Thursday, September 30, 2004

First Presidential Debate

The first debate between George Bush 2 and John Kerry will be happening tonight live from the University of Miami. I suggest catching it on c-span to avoid the idiot talking heads on the news channels chiming in with their usual crap. If you don't have access to that channel, then PBS is a good second choice. Try not to break your tv with the urge to toss things at it if it turns out to be a wussy debate, thanks to the ridiculous laundry list of stupid rules they both agreed to before doing this. God-forbid we have a free form discussion on live television between two guys who want to run the damn country. They can take shots at each other in all those commercials and at campaign stops, but face to face on live teleivion? Oh no. We apparently can't have that. Obviously there should be common courtesy related ground rules, like, say, not being able to call someone a dumb fuck and make goofy faces at them off camera. Other than that, let them go at it.

Critics assail rule book for presidential debates - Scripps Howard
No props, notes, charts or diagrams. No opening statements. No referencing an audience member during a debate. And no direct candidate-to-candidate questioning.

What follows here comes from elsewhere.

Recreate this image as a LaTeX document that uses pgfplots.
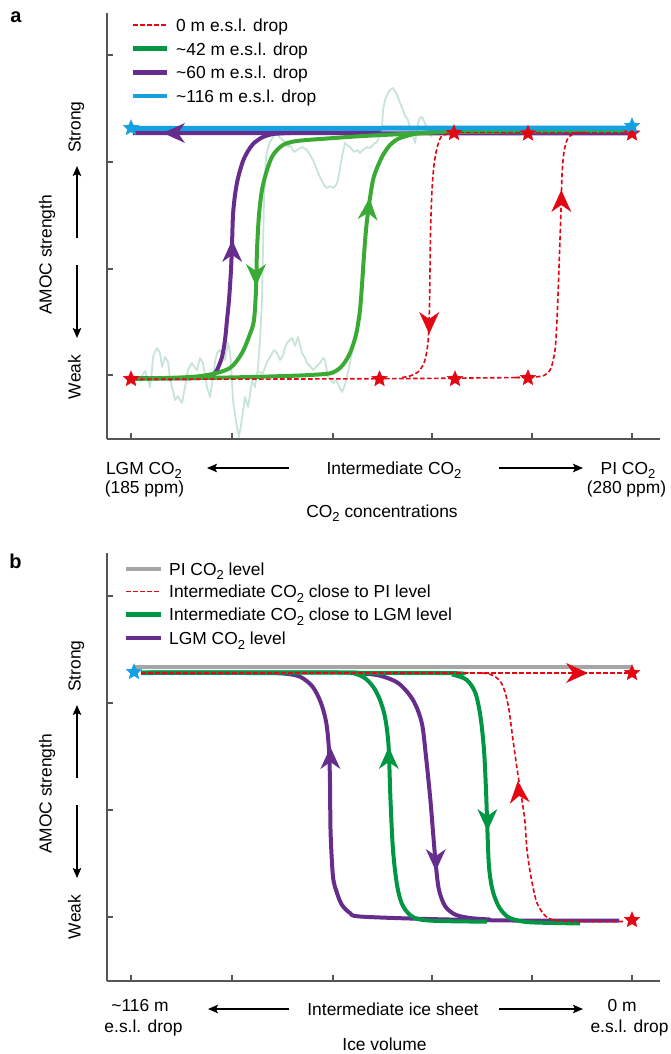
\documentclass[border=0pt]{standalone}
\usepackage{pgfplots}
\pgfplotsset{compat=1.18}
\usepackage{fontspec}
\setmainfont{Liberation Sans}
\usetikzlibrary{arrows.meta}
\definecolor{cRed}{RGB}{227,6,19}
\definecolor{cGreenA}{RGB}{58,170,53}
\definecolor{cGreenB}{RGB}{0,150,68}
\definecolor{cPurple}{RGB}{102,45,140}
\definecolor{cBlue}{RGB}{20,160,225}
\definecolor{cGrey}{RGB}{166,166,166}
\definecolor{cPale}{RGB}{200,228,214}
\definecolor{cAxis}{RGB}{85,85,85}
\newcommand{\Tf}{\fontsize{17.4}{20}\selectfont}
\newcommand{\two}{\raisebox{-4.5pt}{\fontsize{13}{13}\selectfont 2}}
\newcommand{\COt}{CO\two}
\pgfdeclareplotmark{fstar}{%
  \pgfpathmoveto{\pgfpointpolar{90}{\pgfplotmarksize}}%
  \pgfpathlineto{\pgfpointpolar{126}{0.45\pgfplotmarksize}}%
  \pgfpathlineto{\pgfpointpolar{162}{\pgfplotmarksize}}%
  \pgfpathlineto{\pgfpointpolar{198}{0.45\pgfplotmarksize}}%
  \pgfpathlineto{\pgfpointpolar{234}{\pgfplotmarksize}}%
  \pgfpathlineto{\pgfpointpolar{270}{0.45\pgfplotmarksize}}%
  \pgfpathlineto{\pgfpointpolar{306}{\pgfplotmarksize}}%
  \pgfpathlineto{\pgfpointpolar{342}{0.45\pgfplotmarksize}}%
  \pgfpathlineto{\pgfpointpolar{18}{\pgfplotmarksize}}%
  \pgfpathlineto{\pgfpointpolar{54}{0.45\pgfplotmarksize}}%
  \pgfpathclose
  \pgfusepathqfillstroke}
% arrowhead mark: tip at the data point, pointing along +x (rotate to orient)
\pgfdeclareplotmark{ahead}{%
  \pgfpathmoveto{\pgfqpoint{0pt}{0pt}}%
  \pgfpathlineto{\pgfqpoint{-22pt}{10pt}}%
  \pgfpathlineto{\pgfqpoint{-15pt}{0pt}}%
  \pgfpathlineto{\pgfqpoint{-22pt}{-10pt}}%
  \pgfpathclose
  \pgfusepathqfill}
\tikzset{
  reddash/.style={draw=cRed, line width=1.6pt, dash pattern=on 4.5pt off 2.5pt},
  harr/.style={line width=1.2pt, -{Stealth[length=10pt,width=8.5pt,inset=2pt]}},
}
\pgfplotsset{
  panel/.style={
    scale only axis, width=553pt, anchor=south west,
    xmin=107, xmax=660,
    axis x line*=bottom, axis y line*=left,
    axis line style={-, line width=1.6pt, draw=cAxis},
    xtick={131,232,333,432,532,632},
    xticklabels={}, yticklabels={},
    tick align=inside, major tick length=6pt,
    tick style={line width=1.1pt, draw=cAxis},
    clip=false,
  },
  head/.style 2 args={only marks, mark=ahead, mark options={solid, fill=#1, draw=none, rotate=#2}},
  redstar/.style={only marks, mark=fstar, mark size=8.3pt, mark options={fill=cRed, draw=cRed, line width=0.3pt, solid}},
  bluestar/.style={only marks, mark=fstar, mark size=8.3pt, mark options={fill=cBlue, draw=cBlue, line width=0.3pt, solid}},
}
\begin{document}
\begin{tikzpicture}
\useasboundingbox (0pt,0pt) rectangle (670pt,-1054pt);
% ================= panel a =================
\begin{axis}[panel, at={(107pt,-439pt)}, height=426pt,
  ymin=-439, ymax=-13, ytick={-375,-269,-162,-55}]
% pale noisy trace
\addplot[cPale, line width=1.8pt, line join=round] coordinates {
(137,-377) (140,-380) (143,-374) (145,-371) (148,-380) (150,-387) (152,-370) (153,-357) (155,-352) (157,-348) (160,-353) (162,-367) (165,-357) (168,-362) (170,-378) (172,-387) (175,-400) (178,-396) (180,-400) (182,-403) (185,-387) (188,-370) (190,-366) (192,-363) (195,-368) (197,-370) (200,-358) (203,-363) (205,-375) (207,-387) (210,-397) (213,-377) (215,-362) (217,-353) (220,-350) (223,-356) (225,-360) (228,-343) (230,-352) (231,-365) (233,-400) (235,-415) (237,-427) (239,-437) (241,-425) (242,-418) (245,-397) (248,-407) (250,-395) (252,-380) (255,-387) (258,-368) (260,-340) (262,-300) (263,-250) (264,-200) (266,-157) (268,-148) (270,-142) (273,-137) (277,-133) (280,-138) (283,-140) (285,-142) (288,-147) (290,-145) (294,-152) (297,-150) (302,-147) (307,-150) (310,-155) (313,-160) (317,-170) (320,-177) (324,-185) (327,-188) (330,-186) (333,-188) (336,-185) (338,-180) (340,-168) (342,-157) (345,-143) (348,-146) (350,-147) (354,-152) (357,-150) (360,-153) (363,-150) (367,-147) (370,-148) (374,-144) (377,-142) (380,-135) (382,-127) (383,-110) (385,-100) (388,-93) (390,-90) (393,-88) (396,-93) (398,-97) (400,-103) (403,-110) (405,-116) (408,-120) (410,-128) (412,-133) (415,-143) (417,-130) (418,-123) (420,-118) (422,-117) (425,-123) (428,-132) (432,-137)};
\addplot[cPale, line width=1.8pt, line join=round] coordinates {
(258,-372) (263,-373) (267,-362) (270,-357) (274,-350) (277,-353) (280,-360) (283,-356) (285,-348) (287,-343) (290,-340) (292,-338) (295,-346) (298,-337) (300,-345) (302,-353) (305,-358) (307,-363) (310,-366) (313,-370) (317,-366) (320,-363) (323,-358) (325,-360) (328,-377) (331,-380) (333,-383) (336,-380) (339,-386) (342,-392) (345,-385) (348,-372) (350,-363) (353,-347) (356,-335)};
% purple (~60 m)
\addplot[cPurple, line width=4pt] coordinates {(628,-133.5) (133,-133)};
\addplot[cPurple, line width=4pt, smooth] coordinates {
(133,-378) (170,-378.5) (200,-378) (208,-377) (213,-375) (217,-370) (222,-357) (225,-340) (227,-320) (229,-300) (231,-270) (232,-245) (233,-215) (235,-195) (238,-178) (243,-161) (248,-151) (253,-144) (258,-140) (263,-137) (273,-134) (290,-133)};
\addplot[head={cPurple}{180}] coordinates {(163,-133)};
\addplot[head={cPurple}{90}] coordinates {(232.2,-240)};
% green (~42 m)
\addplot[cGreenA, line width=4pt, smooth] coordinates {
(632,-131) (540,-131) (450,-131.7) (430,-132.7) (397,-134.3) (363,-136) (330,-138.3) (297,-141) (283,-145) (273,-155) (267,-170) (262,-190) (259,-215) (257,-250) (256,-290) (254,-320) (250,-334) (242,-353) (230,-368) (210,-374.5) (190,-377) (150,-378.5) (133,-379)};
\addplot[cGreenA, line width=4pt, smooth] coordinates {
(133,-378.5) (200,-378) (250,-377) (300,-375.5) (325,-374) (333,-372.5) (340,-368) (345,-362) (350,-353) (354,-342) (357,-330) (360,-310) (362,-285) (364,-255) (366,-230) (368,-212) (370,-198) (373,-180) (377,-168) (383,-155) (390,-145) (397,-139.5) (403,-137) (417,-133.5) (440,-132) (500,-131.5) (632,-131)};
\addplot[head={cGreenA}{-90}] coordinates {(256,-286)};
\addplot[head={cGreenA}{85}] coordinates {(369.5,-198)};
% red dashed (0 m)
\addplot[reddash] coordinates {(133,-379.3) (300,-379) (420,-378.5) (520,-377.5)};
\addplot[reddash] coordinates {(452,-132.5) (632,-132.5)};
\addplot[reddash, smooth] coordinates {
(455,-132.5) (447,-134) (441,-137) (437,-148) (434,-165) (432,-190) (430.5,-233) (429.6,-300) (428.5,-335) (427,-350) (424,-363) (418,-372) (410,-376) (400,-377.8)};
\addplot[reddash, smooth] coordinates {
(515,-377.5) (535,-377) (545,-375) (551,-368) (555,-350) (557,-320) (559,-267) (561,-210) (562,-175) (564,-152) (568,-138) (576,-133) (585,-132.5)};
\addplot[head={cRed}{-90}] coordinates {(429.2,-334)};
\addplot[head={cRed}{90}] coordinates {(561.3,-190)};
% blue (~116 m)
\addplot[cBlue, line width=5pt] coordinates {(131,-128.5) (632,-128)};
% stars
\addplot[redstar] coordinates {(131,-379) (379.5,-379) (455,-379) (528,-378) (454,-133) (528,-133.5) (632,-133.5)};
\addplot[bluestar] coordinates {(131,-128) (632,-126)};
\end{axis}
% ================= panel b =================
\begin{axis}[panel, at={(107pt,-981pt)}, height=428pt,
  ymin=-981, ymax=-553, ytick={-917,-810,-703,-596}]
% LGM CO2 level (purple)
\addplot[cPurple, line width=4pt, smooth] coordinates {
(141,-673) (250,-673) (283,-673.5) (300,-676.7) (312.6,-686.7) (321,-703) (326.3,-723) (329,-750) (330,-783) (330.6,-833) (333,-876.7) (337,-893) (342,-905) (350,-913) (360,-916.5) (428,-919) (514,-920.5) (619,-920.5)};
\addplot[cPurple, line width=4pt, smooth] coordinates {
(350,-673) (377,-675) (398,-683) (413,-700) (421.8,-723) (426,-756.7) (430.4,-800) (433.4,-836.7) (436,-866.7) (439,-890) (445,-906) (455,-914.5) (470,-918) (490,-919.5)};
\addplot[head={cPurple}{90}] coordinates {(330.4,-747)};
\addplot[head={cPurple}{-90}] coordinates {(435.8,-871)};
% intermediate CO2 close to LGM (green)
\addplot[cGreenB, line width=4pt, smooth] coordinates {
(141,-672.5) (340,-672.5) (356,-674) (366,-679) (374,-688) (380,-700) (385,-717) (388.5,-745) (390.5,-800) (393,-850) (397,-885) (402,-904) (410,-915) (420,-919.5) (440,-921) (487,-921.7)};
\addplot[cGreenB, line width=4pt, smooth] coordinates {
(141,-672.5) (440,-673) (454,-675) (466.8,-680) (475.4,-693) (480.5,-716.7) (484,-750) (486,-790) (487.4,-830) (489,-866.7) (492.5,-890) (499,-907) (508,-917) (520,-921) (535,-922.5) (580,-923.5)};
\addplot[head={cGreenB}{90}] coordinates {(388.8,-747)};
\addplot[head={cGreenB}{-90}] coordinates {(487.4,-831)};
% intermediate CO2 close to PI (red dashed)
\addplot[reddash] coordinates {(141,-673) (632,-673)};
\addplot[reddash, smooth] coordinates {
(482,-673) (492,-675) (500,-681) (505,-692) (509,-710) (513,-740) (518,-775) (522,-800) (525,-822) (527,-850) (531,-877) (537,-903) (546,-916.5) (557,-920.5) (580,-921.5) (625,-921.5)};
\addplot[head={cRed}{0}] coordinates {(588,-673)};
\addplot[head={cRed}{95}] coordinates {(517.8,-781)};
% PI CO2 level (grey)
\addplot[cGrey, line width=4pt] coordinates {(134,-667) (632,-667)};
% stars
\addplot[redstar] coordinates {(632,-673) (632,-920)};
\addplot[bluestar] coordinates {(134,-672)};
\end{axis}
% ================= labels and legends =================
\begin{scope}[x=1pt, y=-1pt, every node/.style={font=\Tf, inner sep=0pt}]
% panel a
\node[anchor=base, font=\bfseries\fontsize{20}{20}\selectfont] at (16,23) {a};
\draw[reddash] (133,25) -- (167,25);
\node[anchor=base west] at (176,31.5) {0 m e.s.l. drop};
\draw[cGreenB, line width=4.5pt] (133,48.7) -- (167,48.7);
\node[anchor=base west] at (176,55.2) {\textasciitilde 42 m e.s.l. drop};
\draw[cPurple, line width=4.5pt] (133,72.4) -- (167,72.4);
\node[anchor=base west] at (176,78.9) {\textasciitilde 60 m e.s.l. drop};
\draw[cBlue, line width=4.5pt] (133,96.1) -- (167,96.1);
\node[anchor=base west] at (176,102.6) {\textasciitilde 116 m e.s.l. drop};
\node[rotate=90, anchor=base] at (51.5,255) {AMOC strength};
\node[rotate=90, anchor=base] at (80.5,127) {Strong};
\node[rotate=90, anchor=base] at (80.5,377) {Weak};
\draw[harr] (77,238) -- (77,166);
\draw[harr] (77,265) -- (77,338);
\node[anchor=base] at (144,474.3) {LGM \COt};
\node[anchor=base] at (144.5,493.3) {(185 ppm)};
\node[anchor=base] at (394,474.3) {Intermediate \COt};
\node[anchor=base] at (628,474.3) {PI \COt};
\node[anchor=base] at (626.5,493.3) {(280 ppm)};
\node[anchor=base] at (382,517) {\COt\ concentrations};
\draw[harr] (289,468) -- (207,468);
\draw[harr] (499,468) -- (583,468);
% panel b
\node[anchor=base, font=\bfseries\fontsize{20}{20}\selectfont] at (15.6,568) {b};
\draw[cGrey, line width=4.5pt] (126,569) -- (161,569);
\node[anchor=base west] at (169,575.3) {PI \COt\ level};
\draw[reddash] (126,591.5) -- (161,591.5);
\node[anchor=base west] at (169,597.5) {Intermediate \COt\ close to PI level};
\draw[cGreenB, line width=4.5pt] (126,614.5) -- (161,614.5);
\node[anchor=base west] at (169,620.7) {Intermediate \COt\ close to LGM level};
\draw[cPurple, line width=4.5pt] (126,638) -- (161,638);
\node[anchor=base west] at (169,644.5) {LGM \COt\ level};
\node[rotate=90, anchor=base] at (51.5,794) {AMOC strength};
\node[rotate=90, anchor=base] at (80.5,666) {Strong};
\node[rotate=90, anchor=base] at (80.5,917) {Weak};
\draw[harr] (77,778) -- (77,705);
\draw[harr] (77,805) -- (77,878);
\node[anchor=base] at (140,1011) {\textasciitilde 116 m};
\node[anchor=base] at (143.5,1032.7) {e.s.l. drop};
\node[anchor=base] at (393,1015) {Intermediate ice sheet};
\node[anchor=base] at (622,1011) {0 m};
\node[anchor=base] at (629.5,1032.7) {e.s.l. drop};
\node[anchor=base] at (384.5,1050.5) {Ice volume};
\draw[harr] (289,1009) -- (208,1009);
\draw[harr] (499,1009) -- (583,1009);
\end{scope}
\end{tikzpicture}
\end{document}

When President Bush and Sen. John Kerry begin the first of three presidential debates Thursday night, they will follow rules set out in a 30-page document signed by both campaigns that hashes out details ranging from audience members to podium height.

Critics say the rules make the event less of a debate than a 90-minute long spin session that falls woefully short of interaction between the two candidates.

"College debate teams wouldn't consider presidential debates to be real," said Chris Shaw, organizing director of Open Debates, a nonpartisan group that aims to reform the debates. "Real debates have back and forth dialogue."

Debates Already Rigged - American Free Press
The Republican and Democratic parties, fearful of issues promoted by third parties, have rigged the so-called presidential debates, experts told a Washington press conference Sept. 7.

“For the last 16 years, the general election presidential debates have been controlled by a private, tax-exempt corporation—the Commission on Presidential Debates (CPD)—that has deceptively served the interests of the Republican and Democratic parties at the expense of the American people,” their report said.

“Behind closed doors, negotiators for the national parties jointly draft debate contracts,” it said. They “dictate precisely how the debates will be run—from decreeing who can participate, to selecting who will ask the questions, to ordaining the temperature in the auditorium.”